I don't feel pregnant. My only symptom to speak of is being really tired all the time. Other than that 95% of the time I feel completely normal. I've had very little cramping or ute discomfort, which makes me think that my ute is not growing. My breasts are not tender. I am bloated a bit, but it also might be the pound and a half of chocolate chips I've eaten the past week. I know symptoms =/= healthy baby but.... I had very little symptoms with my first two pregnancies and they didn't end well. I had a ton of symptoms from early on with Lexi's pregnancy.
The first week I was just blissfully pregnant! Just happy to have that BFP! I've been so excited to think about the future, about what the summer and fall will bring, moving Lexi to a big girl bed, get new LO's room ready, pinning a ton of ideas on Pintrest. I kept telling myself, no matter how long or short of time I have with this LO, I want to enjoy this pregnancy. My betas came back well. 26 at 12dpo and 454 at 19dpo, 40 hour doubling time. Not as good as Lexi's, but still well with in the normal range. All of my FRER were getting progressively darker. So far so good.

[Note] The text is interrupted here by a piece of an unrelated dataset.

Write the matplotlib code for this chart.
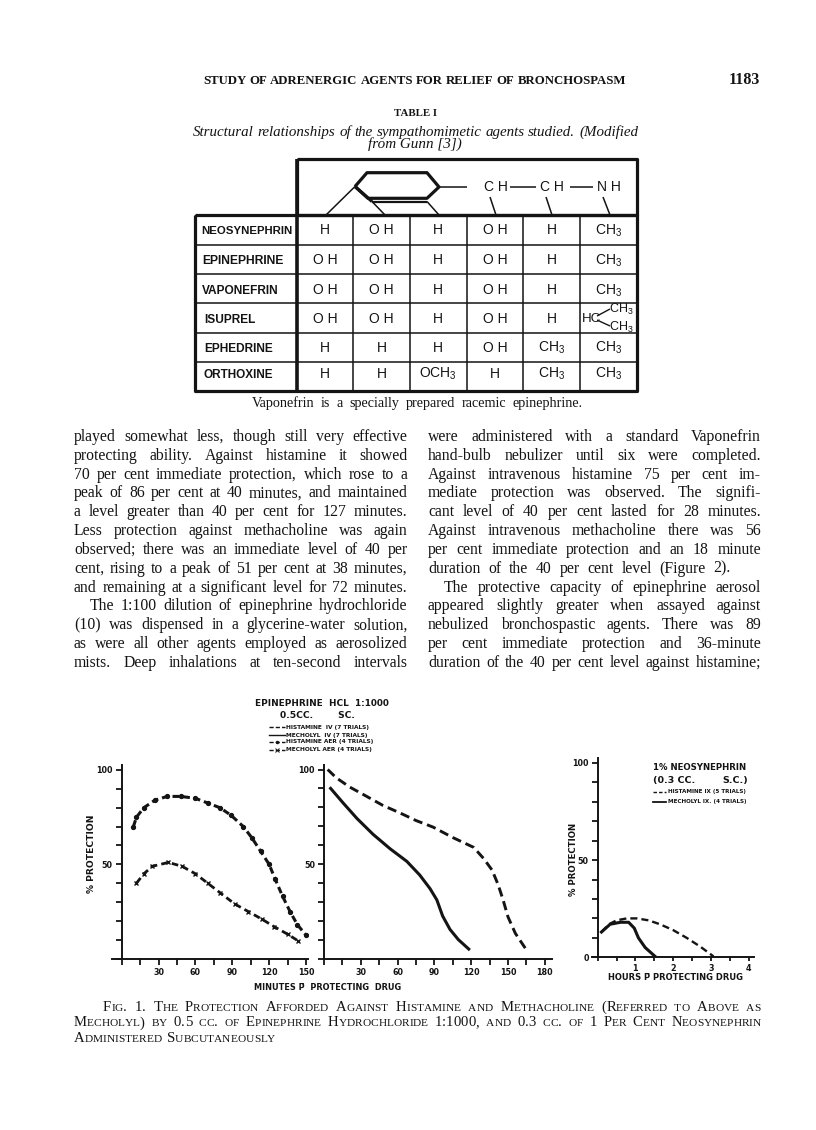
"""Scanned journal page: table, two text columns and Fig. 1 (three panels)."""

import matplotlib
matplotlib.use("Agg")
import matplotlib.pyplot as plt
from matplotlib.font_manager import FontProperties

W, H = 816, 1130
INK = "#141414"
SERIF = "Liberation Serif"
LABEL = "DejaVu Sans"

plt.rcParams["mathtext.fontset"] = "custom"
plt.rcParams["mathtext.rm"] = "Liberation Sans"
plt.rcParams["mathtext.default"] = "rm"

# ---------------------------------------------------------------------------
# Data
# ---------------------------------------------------------------------------

# Epinephrine panel, aerosol curves (minutes, % protection)
hist_aer_x = [9.5, 12, 18, 27, 37, 48, 60, 70, 80, 89, 99, 106, 113, 120, 125, 131, 137, 143, 150]
hist_aer_y = [70, 75, 80, 84, 86, 86, 85, 82.5, 80, 76, 70, 64, 57, 50, 42, 33, 25, 18, 12.5]
mech_aer_x = [12, 18, 25, 38, 49, 60, 70, 80, 92, 103, 114, 124, 135, 143.5]
mech_aer_y = [40, 45, 49, 51, 49, 45, 40, 35, 29, 25, 21, 17, 13, 9.5]

# Epinephrine panel, intravenous curves
hist_iv_x = [3, 10, 21, 35, 48, 62, 75, 89, 105, 122, 130, 137, 142, 146, 150, 156, 166]
hist_iv_y = [100, 95.6, 90.7, 85.7, 81, 77, 73, 69.5, 64, 58.8, 53, 46.8, 39, 31, 22, 13.3, 3.6]
mech_iv_x = [5.4, 16, 27, 40, 54, 67.5, 78, 86.4, 92, 96.7, 102.7, 109.5, 118]
mech_iv_y = [90, 82, 74, 65.7, 58, 51.4, 44.2, 37, 31, 22.5, 15.4, 10, 5]

# Neosynephrin panel (hours, % protection)
neo_hist_x = [0.1, 0.3, 0.5, 0.77, 1.04, 1.35, 1.65, 2.0, 2.36, 2.72, 3.07]
neo_hist_y = [13, 17, 19, 20, 20, 19, 17, 14, 10, 5.5, 0.5]
neo_mech_x = [0.1, 0.33, 0.6, 0.82, 0.97, 1.08, 1.26, 1.52]
neo_mech_y = [13, 17, 18, 18, 15, 10, 5, 0.5]

left_xticks = [0, 15, 30, 45, 60, 75, 90, 105, 120, 135, 150]
left_xlabels = ["", "", "30", "", "60", "", "90", "", "120", "", "150"]
mid_xticks = [0, 15, 30, 45, 60, 75, 90, 105, 120, 135, 150, 165, 180]
mid_xlabels = ["", "", "30", "", "60", "", "90", "", "120", "", "150", "", "180"]
neo_xticks = [0, 0.5, 1, 1.5, 2, 2.5, 3, 3.5, 4]
neo_xlabels = ["", "", "1", "", "2", "", "3", "", "4"]
pct_ticks = [0, 10, 20, 30, 40, 50, 60, 70, 80, 90, 100]

row_names = ["NEOSYNEPHRIN", "EPINEPHRINE", "VAPONEFRIN", "ISUPREL", "EPHEDRINE", "ORTHOXINE"]
table_cells = [
    ["H", "O H", "H", "O H", "H", "CH$_3$"],
    ["O H", "O H", "H", "O H", "H", "CH$_3$"],
    ["O H", "O H", "H", "O H", "H", "CH$_3$"],
    ["O H", "O H", "H", "O H", "H", ""],
    ["H", "H", "H", "O H", "CH$_3$", "CH$_3$"],
    ["H", "H", "OCH$_3$", "H", "CH$_3$", "CH$_3$"],
]

left_column = [
    "played somewhat less, though still very effective",
    "protecting ability.  Against histamine it showed",
    "70 per cent immediate protection, which rose to a",
    "peak of 86 per cent at 40 minutes, and maintained",
    "a level greater than 40 per cent for 127 minutes.",
    "Less protection against methacholine was again",
    "observed; there was an immediate level of 40 per",
    "cent, rising to a peak of 51 per cent at 38 minutes,",
    "and remaining at a significant level for 72 minutes.",
    "The 1:100 dilution of epinephrine hydrochloride",
    "(10) was dispensed in a glycerine-water solution,",
    "as were all other agents employed as aerosolized",
    "mists.  Deep inhalations at ten-second intervals",
]
right_column = [
    "were administered with a standard Vaponefrin",
    "hand-bulb nebulizer until six were completed.",
    "Against intravenous histamine 75 per cent im-",
    "mediate protection was observed.  The signifi-",
    "cant level of 40 per cent lasted for 28 minutes.",
    "Against intravenous methacholine there was 56",
    "per cent immediate protection and an 18 minute",
    "duration of the 40 per cent level (Figure 2).",
    "The protective capacity of epinephrine aerosol",
    "appeared slightly greater when assayed against",
    "nebulized bronchospastic agents.  There was 89",
    "per cent immediate protection and 36-minute",
    "duration of the 40 per cent level against histamine;",
]
caption_lines = [
    "Fig. 1.  The Protection Afforded Against Histamine and Methacholine (Referred to Above as",
    "Mecholyl) by 0.5 cc. of Epinephrine Hydrochloride 1:1000, and 0.3 cc. of 1 Per Cent Neosynephrin",
    "Administered Subcutaneously",
]

# ---------------------------------------------------------------------------
# Page helpers (the overlay axes uses pixel coordinates, y pointing down)
# ---------------------------------------------------------------------------

fig = plt.figure(figsize=(W / 100, H / 100), dpi=100, facecolor="white")
page = fig.add_axes([0, 0, 1, 1])
page.set_xlim(0, W)
page.set_ylim(H, 0)
page.axis("off")
renderer = fig.canvas.get_renderer()


def text_width(s, size, **font):
    prop = FontProperties(size=size, **font)
    w, _, _ = renderer.get_text_width_height_descent(s, prop, False)
    return w


def spread(line, x0, x1, y, size=11.3, **font):
    """Set one line word by word so it fills x0..x1."""
    words = line.split()
    widths = [text_width(w, size, **font) for w in words]
    gap = (x1 - x0 - sum(widths)) / max(len(words) - 1, 1)
    x = x0
    for word, w in zip(words, widths):
        page.text(x, y, word, fontsize=size, color=INK, va="baseline", ha="left", **font)
        x += w + gap


def small_caps(line, x0, x1, y, big=10.6, small=8.2):
    """Small capitals, spread over x0..x1 (x1=None keeps a natural gap)."""
    words = line.split()
    runs = []
    for word in words:
        chars = [(c.upper(), small if c.islower() else big) for c in word]
        runs.append((chars, sum(text_width(c, s, family=SERIF) for c, s in chars)))
    total = sum(r[1] for r in runs)
    gap = 5 if x1 is None else (x1 - x0 - total) / (len(words) - 1)
    x = x0
    for chars, w in runs:
        for c, s in chars:
            page.text(x, y, c, fontsize=s, color=INK, family=SERIF, va="baseline")
            x += text_width(c, s, family=SERIF)
        x += gap


def rule(xs, ys, lw=1.1):
    page.plot(xs, ys, color=INK, lw=lw, solid_capstyle="butt")


def label(x, y, s, size=5.6, ha="center", **kw):
    page.text(x, y, s, fontsize=size, color=INK, family=LABEL, weight="bold",
              ha=ha, va="center", **kw)


# ---------------------------------------------------------------------------
# Header, table
# ---------------------------------------------------------------------------

spread("STUDY OF ADRENERGIC AGENTS FOR RELIEF OF BRONCHOSPASM", 203, 626, 84,
       size=9.2, family=SERIF, weight="bold")
page.text(760, 84, "1183", fontsize=11.5, family=SERIF, weight="bold", ha="right",
          va="baseline", color=INK)
page.text(415, 116, "TABLE I", fontsize=7.8, family=SERIF, weight="bold", ha="center",
          va="baseline", color=INK)
spread("Structural relationships of the sympathomimetic agents studied.  (Modified",
       193, 638, 136, size=10.8, family=SERIF, style="italic")
page.text(415, 148, "from Gunn [3])", fontsize=10.9, family=SERIF, style="italic",
          ha="center", va="baseline", color=INK)
spread("Vaponefrin is a specially prepared racemic epinephrine.", 252, 583, 407,
       size=10.2, family=SERIF)

col_x = [297.3, 353.3, 410, 466.7, 523.3, 580, 636.7]
row_y = [215, 245, 274, 303.3, 333.3, 362, 390.7]
row_base_y = [234.5, 264.5, 294.5, 323, 352, 377.5]
row_name_x = [201, 202, 202, 204, 204, 203]
row_name_size = [8.2, 8.7, 8.6, 8.6, 8.6, 8.5]

rule([297, 637, 637, 297, 297], [159, 159, 215, 215, 159], lw=2.3)
rule([195, 637, 637, 195, 195], [215, 215, 391, 391, 215], lw=2.3)
rule([297, 297], [159, 391], lw=2.6)
for x in col_x[1:-1]:
    rule([x, x], [215, 391], lw=1.1)
for y in row_y[1:-1]:
    rule([195, 637], [y, y], lw=1.1)

# benzene ring and the side chain above the table
rule([355, 367, 427, 439, 427, 368, 355], [186.5, 172.7, 172.7, 187, 198.3, 198.3, 186.5], lw=2.3)
rule([355, 372], [186.5, 201.5], lw=2.3)
rule([372, 427], [201.5, 201.5], lw=1.6)
rule([355, 326], [186.5, 215])
rule([372, 385], [201.5, 215])
rule([427, 439], [201.5, 215])
rule([439, 467], [187, 187])
rule([510, 536], [187, 187])
rule([570, 593], [187, 187])
rule([490, 496], [197, 215])
rule([546, 552], [197, 215])
rule([603, 610], [197, 215])
chain_font = dict(fontsize=10, family="Liberation Sans", ha="center", va="center", color=INK)
page.text(496, 187, "C H", **chain_font)
page.text(552, 187, "C H", **chain_font)
page.text(609, 187, "N H", **chain_font)

for i, name in enumerate(row_names):
    page.text(row_name_x[i], row_base_y[i], name, fontsize=row_name_size[i],
              family="Liberation Sans", weight="bold", va="baseline", ha="left", color=INK)
    for j, cell in enumerate(table_cells[i]):
        xc = (col_x[j] + col_x[j + 1]) / 2
        page.text(xc, row_base_y[i], cell, fontsize=10, family="Liberation Sans",
                  va="baseline", ha="center", color=INK)

# the isopropyl cell of Isuprel
page.text(582, 322, "HC", fontsize=9.6, family="Liberation Sans", va="baseline", color=INK)
page.text(609, 313, "CH$_3$", fontsize=9, family="Liberation Sans", va="baseline", color=INK)
page.text(609, 331, "CH$_3$", fontsize=9, family="Liberation Sans", va="baseline", color=INK)
rule([597, 610], [316, 309], lw=1)
rule([597, 610], [320, 326], lw=1)

# ---------------------------------------------------------------------------
# Body text
# ---------------------------------------------------------------------------

for i, line in enumerate(left_column):
    x0 = 90 if line.startswith("The 1:100") else 74
    spread(line, x0, 407.5, 441 + 18.83 * i, family=SERIF)
for i, line in enumerate(right_column):
    x0 = 444 if line.startswith("The protective") else 428
    x1 = 731 if line.startswith("duration of the 40 per cent level (") else 761
    spread(line, x0, x1, 441 + 18.83 * i, family=SERIF)

small_caps(caption_lines[0], 103, 761, 1011)
small_caps(caption_lines[1], 74, 761, 1026.5)
small_caps(caption_lines[2], 74, None, 1042)

# ---------------------------------------------------------------------------
# Chart axes
# ---------------------------------------------------------------------------


def chart_axes(x_left, x_right, y_top, y_bottom, xlim, ylim, xticks, xlabels, ylabels,
               xtick_len=4.5, xtick_pad=2):
    ax = fig.add_axes([x_left / W, 1 - y_bottom / H, (x_right - x_left) / W, (y_bottom - y_top) / H])
    ax.patch.set_alpha(0)
    ax.set_xlim(*xlim)
    ax.set_ylim(*ylim)
    for side in ("top", "right"):
        ax.spines[side].set_visible(False)
    ax.spines["left"].set_position(("data", 0))
    ax.spines["left"].set_linewidth(1.4)
    ax.spines["bottom"].set_linewidth(1.4)
    ax.spines["left"].set_color(INK)
    ax.spines["bottom"].set_color(INK)
    ax.set_xticks(xticks, xlabels)
    ax.set_yticks(pct_ticks, ylabels)
    ax.tick_params(axis="both", width=1.3, length=4.5, color=INK, labelcolor=INK, pad=2, labelsize=5.8)
    ax.tick_params(axis="x", length=xtick_len, pad=xtick_pad)
    for tick in ax.get_xticklabels() + ax.get_yticklabels():
        tick.set_family(LABEL)
        tick.set_weight("bold")
    return ax


pct_labels = ["" if v not in (50, 100) else str(v) for v in pct_ticks]
pct_labels_zero = ["0" if v == 0 else t for v, t in zip(pct_ticks, pct_labels)]
px_per_min = 184 / 150

ax1 = chart_axes(112, 307.5, 765, 958.7, (-9.7 / px_per_min, 185.5 / px_per_min),
                 (0, 193.7 / 1.887), left_xticks, left_xlabels, pct_labels)
ax1.plot(hist_aer_x, hist_aer_y, color=INK, lw=2.2, ls=(0, (2.2, 1.3)), marker="o", ms=2.8)
ax1.plot(mech_aer_x, mech_aer_y, color=INK, lw=2.0, ls=(0, (2.4, 1.5)), marker="x", ms=3.4, mew=1.0)

ax2 = chart_axes(324, 552, 765, 958.5, (0, 228 / px_per_min), (0, 193.5 / 1.89),
                 mid_xticks, mid_xlabels, pct_labels)
ax2.plot(hist_iv_x, hist_iv_y, color=INK, lw=2.1, ls=(0, (3.2, 1.7)))
ax2.plot(mech_iv_x, mech_iv_y, color=INK, lw=2.2)

ax3 = chart_axes(592, 753.5, 758, 957.3, (-5.7 / 37.7, 155.8 / 37.7), (0, 199.3 / 1.945),
                 neo_xticks, neo_xlabels, pct_labels_zero, xtick_len=3, xtick_pad=1.5)
ax3.plot(neo_hist_x, neo_hist_y, color=INK, lw=1.7, ls=(0, (3, 1.7)))
ax3.plot(neo_mech_x, neo_mech_y, color=INK, lw=2.2)

# ---------------------------------------------------------------------------
# Chart lettering and hand drawn keys
# ---------------------------------------------------------------------------

label(92, 854, "% PROTECTION", size=6.6, rotation=90)
label(573, 859, "% PROTECTION", size=6.2, rotation=90)
label(328, 987, "MINUTES P\u0304  PROTECTING  DRUG", size=5.9)
label(676, 978, "HOURS P\u0304 PROTECTING DRUG", size=6.0)

label(322, 703, "EPINEPHRINE  HCL  1:1000", size=6.4)
label(317, 716, "0.5CC.        SC.", size=6.6)
label(286, 727, "HISTAMINE  IV (7 TRIALS)", size=4.2, ha="left")
label(286, 735, "MECHOLYL  IV (7 TRIALS)", size=4.2, ha="left")
label(286, 742, "HISTAMINE AER (4 TRIALS)", size=4.2, ha="left")
label(286, 750, "MECHOLYL AER (4 TRIALS)", size=4.2, ha="left")
page.plot([269, 285], [727, 727], color=INK, lw=1, ls=(0, (3, 1.5)))
page.plot([269, 285], [735, 735], color=INK, lw=1)
page.plot([269, 285], [742, 742], color=INK, lw=1, ls=(0, (3, 1.5)))
page.plot([269, 285], [750, 750], color=INK, lw=1, ls=(0, (3, 1.5)))
page.plot([277], [742], color=INK, marker="o", ms=1.5)
page.plot([277], [750], color=INK, marker="x", ms=2.2, mew=0.7)

label(653, 768, "1% NEOSYNEPHRIN", size=6.2, ha="left")
label(653, 781, "(0.3 CC.", size=6.8, ha="left")
label(748, 781, "S.C.)", size=6.8, ha="right")
label(668, 792, "HISTAMINE IX (5 TRIALS)", size=4.1, ha="left")
label(668, 802, "MECHOLYL IX. (4 TRIALS)", size=4.1, ha="left")
page.plot([653, 666], [792, 792], color=INK, lw=1, ls=(0, (2.5, 1.5)))
page.plot([653, 666], [802, 802], color=INK, lw=1.3)

fig.savefig("out.png", dpi=100)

But now a week later, the doubt has started to set in. I don't feel pregnant. My first u/s is a week from today, and while I'm hoping for good news, I'm mentally preparing for bad. I want to meet this baby in January and I've been making so many plans in my head. I have a feeling they are all going to be crushed. I'm not this lucky.
I past my first loss milestone of 5w4d, which feels good. But with my second, had I not had an u/s I would have made it all the way to 14w before I started to MC. My body just didn't recognize the loss. A friend of mine IRL just went through her first MC. They were TTC for 17 months before she got her BFP, then a week later it was over. Two days later I got my BFP... She is the kindest, sweetest, most Godly, just best all around person I know. I know it doesn't work like that, but how on Earth would I deserve a baby over her? I feel guilty. I haven't even told her I'm pregnant yet because it happen so soon after her loss. We had been keeping up on each other TTC wise. If I am lucky enough to keep this baby, I don't know how I'm going to tell her. My EDD is a week after hers. With my second loss a friend of mine got pregnant at the same time, same EDDs even. It was so hard to watch her go though her pregnancy and get to experience all the things I should have been experiencing. I had to stop talking to her for a while because it was too painful. I never want to be the cause of that pain for someone else.
But for better or worse, I am on this journey. Only God knows what the outcome will be. I've been praying every night for our new LO. Praying that they grow healthy and strong, and that we get to meet them in January.